Coming from various tools and packages, these shims extend the attack surface through their trusted second-stage bootloaders. Additionally, attackers could bring their own vulnerable shims to systems that have enrolled the Microsoft third-party UEFI certificate.
“Signing and compilation timestamps of the applications trusted by the shims we reported span from 2013 to 2025 – enough to confirm that a significant portion of these binaries were old and likely affected by numerous publicly known vulnerabilities, [such as] BootHole in the case of GRUB2,” ESET notes.
Continuous trust in these old, vulnerable shims allows attackers to execute untrusted code during the boot process and deploy bootkits even if Secure Boot is enabled.
ESET reported the findings to CERT/CC in February 2026. In June, Microsoft revoked all vulnerable applications and added them to the UEFI DBX (Forbidden Signature Database). According to CERT/CC, system admins should update the signature database (DB) before applying DBX revocations.

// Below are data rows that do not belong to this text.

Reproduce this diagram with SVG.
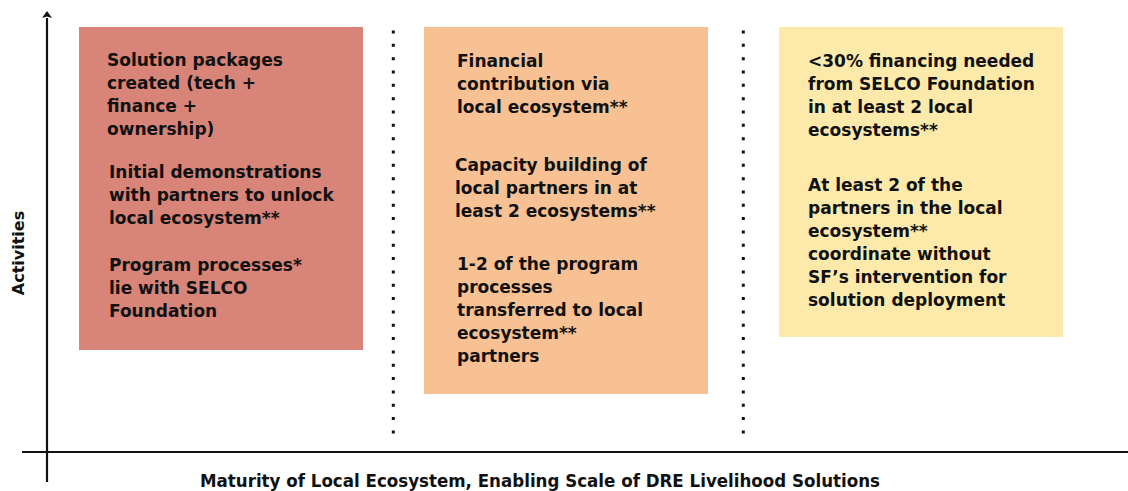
<svg xmlns="http://www.w3.org/2000/svg" width="1128" height="491" viewBox="0 0 1128 491">
<defs>
<style>
.t{font-family:"DejaVu Sans","Liberation Sans",sans-serif;font-weight:bold;font-size:17px;fill:#111;}
.ax{stroke:#111;stroke-width:2.2;fill:none;}
.dot{stroke:#111;stroke-width:3;stroke-dasharray:3 10.33;fill:none;}
</style>
</defs>
<rect width="1128" height="491" fill="#fff"/>
<g id="connectors">
<line class="ax" x1="47" y1="18" x2="47" y2="482"/>
<polygon points="47,11 42,18 47,16.5 52,18" fill="#111"/>
<line class="ax" x1="22" y1="452" x2="1128" y2="452"/>
<line class="dot" x1="393.3" y1="30.5" x2="393.3" y2="434"/>
<line class="dot" x1="743.3" y1="30.5" x2="743.3" y2="434"/>
</g>
<g id="box1">
<rect x="79" y="27" width="284" height="323" fill="#D88478"/>
<text class="t"><tspan x="107" y="66">Solution packages</tspan><tspan x="107" y="89">created (tech +</tspan><tspan x="107" y="112">finance +</tspan><tspan x="107" y="135">ownership)</tspan></text>
<text class="t"><tspan x="109" y="178">Initial demonstrations</tspan><tspan x="109" y="201">with partners to unlock</tspan><tspan x="109" y="224">local ecosystem**</tspan></text>
<text class="t"><tspan x="109" y="271">Program processes*</tspan><tspan x="109" y="294">lie with SELCO</tspan><tspan x="109" y="317">Foundation</tspan></text>
</g>
<g id="box2">
<rect x="424" y="27" width="284" height="367" fill="#F8C193"/>
<text class="t"><tspan x="457" y="67">Financial</tspan><tspan x="457" y="90">contribution via</tspan><tspan x="457" y="113">local ecosystem**</tspan></text>
<text class="t"><tspan x="455" y="171">Capacity building of</tspan><tspan x="455" y="194">local partners in at</tspan><tspan x="455" y="217">least 2 ecosystems**</tspan></text>
<text class="t"><tspan x="457" y="270">1-2 of the program</tspan><tspan x="457" y="293">processes</tspan><tspan x="457" y="316">transferred to local</tspan><tspan x="457" y="339">ecosystem**</tspan><tspan x="457" y="362">partners</tspan></text>
</g>
<g id="box3">
<rect x="779" y="27" width="284" height="310" fill="#FDEAAA"/>
<text class="t"><tspan x="808" y="67">&lt;30% financing needed</tspan><tspan x="808" y="90">from SELCO Foundation</tspan><tspan x="808" y="113">in at least 2 local</tspan><tspan x="808" y="136">ecosystems**</tspan></text>
<text class="t"><tspan x="808" y="191">At least 2 of the</tspan><tspan x="808" y="214">partners in the local</tspan><tspan x="808" y="237">ecosystem**</tspan><tspan x="808" y="260">coordinate without</tspan><tspan x="808" y="283">SF’s intervention for</tspan><tspan x="808" y="306">solution deployment</tspan></text>
</g>
<g id="y-label">
<text class="t" transform="translate(24,253) rotate(-90)" text-anchor="middle" style="font-size:16px">Activities</text>
</g>
<g id="x-label">
<text class="t" x="540" y="487" text-anchor="middle" textLength="680" lengthAdjust="spacingAndGlyphs">Maturity of Local Ecosystem, Enabling Scale of DRE Livelihood Solutions</text>
</g>
</svg>
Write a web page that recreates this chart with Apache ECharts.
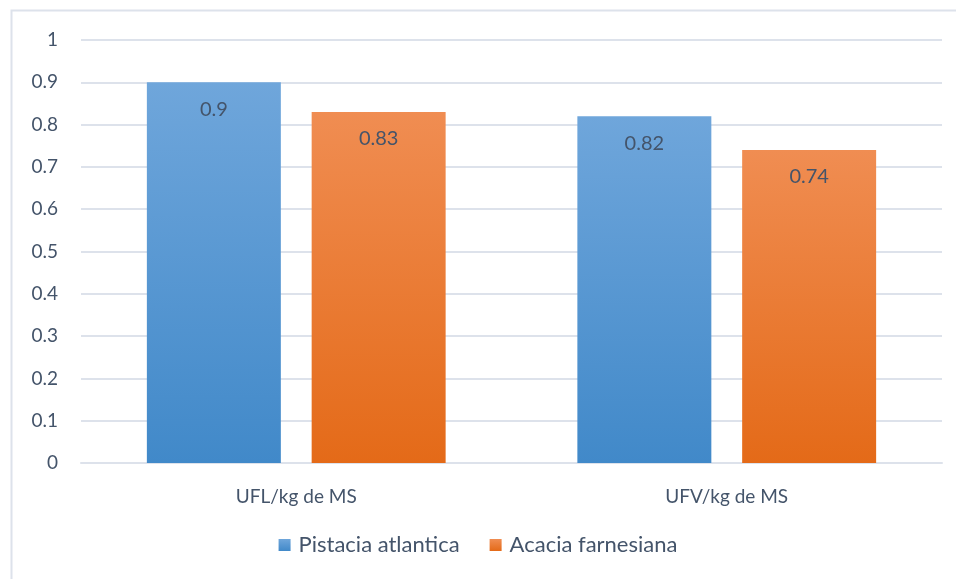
<!DOCTYPE html>
<html>
<head>
<meta charset="utf-8">
<script src="https://cdn.jsdelivr.net/npm/echarts@6/dist/echarts.min.js"></script>
<style>
  html, body { margin: 0; padding: 0; background: #fff; }
  #chart { width: 956px; height: 579px; }
</style>
</head>
<body>
<div id="chart"></div>
<script>
// Energy values per kg of dry matter for two forage species
const categories = ['UFL/kg de MS', 'UFV/kg de MS'];
const seriesNames = ['Pistacia atlantica', 'Acacia farnesiana'];
const pistaciaValues = [0.9, 0.82];
const acaciaValues = [0.83, 0.74];
const yTicks = [0, 0.1, 0.2, 0.3, 0.4, 0.5, 0.6, 0.7, 0.8, 0.9, 1];

const textColor = '#44546a';
const fontFamily = 'Lato, "Open Sans", sans-serif';

function grad(top, bottom) {
  return new echarts.graphic.LinearGradient(0, 0, 0, 1, [
    { offset: 0, color: top },
    { offset: 1, color: bottom }
  ]);
}

const blue = grad('#6fa6db', '#4189c9');
const orange = grad('#f08d52', '#e46a18');

const chart = echarts.init(document.getElementById('chart'), null, { renderer: 'canvas' });

const labelOpt = {
  show: true,
  position: 'insideTop',
  distance: 17,
  color: textColor,
  fontSize: 20,
  fontFamily: fontFamily
};

chart.setOption({
  animation: false,
  backgroundColor: '#fff',
  graphic: [{
    type: 'rect',
    shape: { x: 11.5, y: 10.5, width: 960, height: 600 },
    style: { fill: 'none', stroke: '#dde2eb', lineWidth: 2 },
    silent: true
  }],
  grid: { left: 81, right: 14, top: 40, bottom: 116 },
  legend: {
    data: seriesNames,
    bottom: 18,
    left: 'center',
    itemWidth: 12,
    itemHeight: 12,
    itemGap: 30,
    icon: 'rect',
    textStyle: { color: textColor, fontSize: 22, fontFamily: fontFamily, padding: [0, 0, 0, 3] }
  },
  xAxis: {
    type: 'category',
    data: categories,
    axisLine: { show: true, lineStyle: { color: '#dde2eb', width: 2 } },
    axisTick: { show: false },
    axisLabel: { color: textColor, fontSize: 19, fontFamily: fontFamily, margin: 24 }
  },
  yAxis: {
    type: 'value',
    min: yTicks[0],
    max: yTicks[yTicks.length - 1],
    interval: 0.1,
    axisLine: { show: false },
    axisTick: { show: false },
    splitLine: { lineStyle: { color: '#dde2eb', width: 2 } },
    axisLabel: {
      color: textColor, fontSize: 19, fontFamily: fontFamily, margin: 23,
      formatter: v => String(Math.round(v * 10) / 10)
    }
  },
  series: [
    {
      name: seriesNames[0],
      type: 'bar',
      data: pistaciaValues,
      barGap: '23%',
      barCategoryGap: '30.6%',
      itemStyle: { color: blue },
      label: labelOpt
    },
    {
      name: seriesNames[1],
      type: 'bar',
      data: acaciaValues,
      itemStyle: { color: orange },
      label: labelOpt
    }
  ]
});
</script>
</body>
</html>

“In practice, this means updating trusted boot applications and certificates first, followed by deployment of the revocation list. Failure to follow this order may cause systems to reject newly updated boot components. Enterprises, virtualization providers, and cloud operators managing large-scale deployments should prioritize validation and deployment of these updates to prevent the execution of vulnerable or unsigned binaries during physical or virtual machine startup,” CERT/CC notes.
Since 2017, shims have been signed and documented after a vetting process, but those approved before then are not documented, and many old, still-trusted shims may remain, potentially exposing systems to attacks.